Gerald R. Ford, the 38th president of the United State and the man who assumed the office in the wake of the Watergate scandal has died. He was 93 years old.
Ford was the only man to hold the presidency without ever having won a national election. He was selected by Richard Nixon to be vice president after Spiro Agnew resigned. A few months later, in August 1974, he became president when Nixon was forced out of office when White House tapes revealed Nixon had conspired to cover up the Watergate scandal.
Ford's most notable act in the White House came one month later when he issued a blanket pardon to Nixon, thus freeing the former president from all legal actions with regard to his conduct.

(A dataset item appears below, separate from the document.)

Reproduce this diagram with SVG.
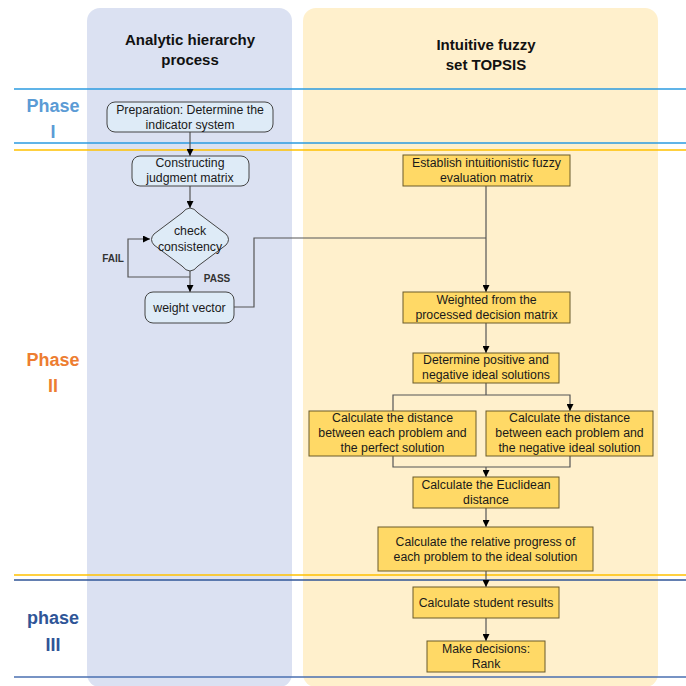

Few have questioned Ford's honesty or decency, but his decision to pardon Richard Nixon one mont after he took office is still controversial. Ford had been Republican leader in the U.S. House of Representatives before becoming the vice president. He had served there from 1948 to 1974.
He is also the last surviving member of the Warren Commission , the group put together by Lyndon Johnson to investigate the assassination of John F. Kennedy in 1963. The commission, after months of investigation, reached the conclusion that Lee Harvey Oswald had acted alone when he killed the president on Nov. 22, 1963.
Ford's presidency was marked by numerous foreign crisis including the U.S. exit from Vietnam in 1975.
Ford also survived two assassination attempts during his presidency, both occurring in California.
A gifted athlete, Ford played on the national championship football teams at the University of Michigan in 1933 and 1934 and was offered a professional football contract.
He served as an officer for the U.S. Navy in the south Pacific during World War II.